As the Christian religion was establishing itself in the first centuries A.D., Christmas as such did not exist: the Church knew only the festival of the Resurrection which was solemnly celebrated at Easter. The first celebrations of the birth of Jesus "Natale Christi" appeared during the IVth century in the West when Christianity became the majority religion. The objectives were to Christianize the festivals of popular culture and pre-Christian cults which were celebrated during the month of December. In particular, Jesus as "Light of the World" or "Sun of Justice" was a substitute for the Mithraic Sol Invictus. The liturgy or the interpretation of the scriptures would influence and determine how the scenes of the life of Christ would be represented and particularly that of the Nativity.
In 354, Pope Liberus instituted the Nativity on December 25 while the Eastern Church celebrated the birth and baptism
of Christ on January 6 on the feast of Epiphany.
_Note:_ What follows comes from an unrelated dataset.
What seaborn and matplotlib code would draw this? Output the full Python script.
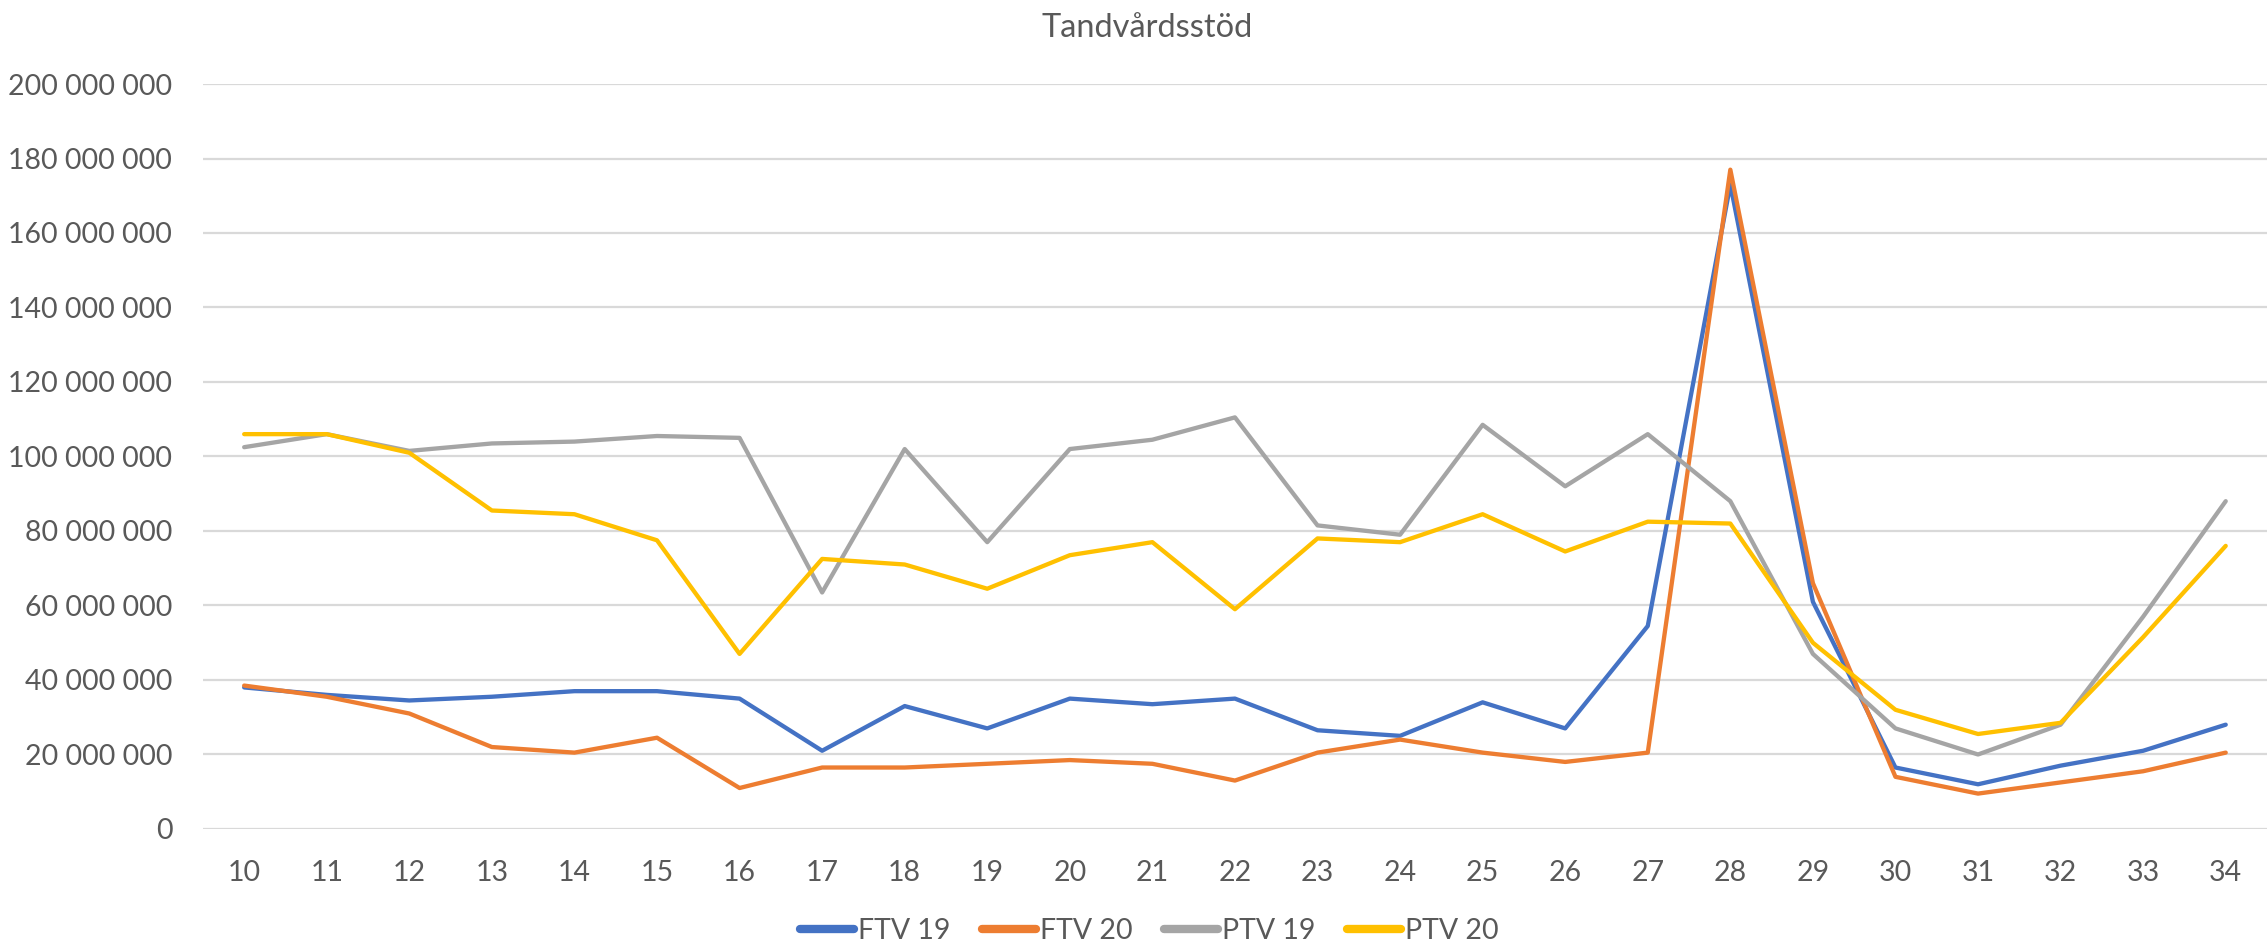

The choice of the date of December 25 was based ultimately on the desire of the Church Fathers to turn the people of the Roman Empire away from idolatry. From the Vth century, the festival of the Nativity took on such importance in the Christian world that it signalled the beginning of the liturgical year. This continued up until the XIth century when the period of Advent was added to the Christmas cycle and the first Sunday in Advent from then on became the start of the new liturgical year.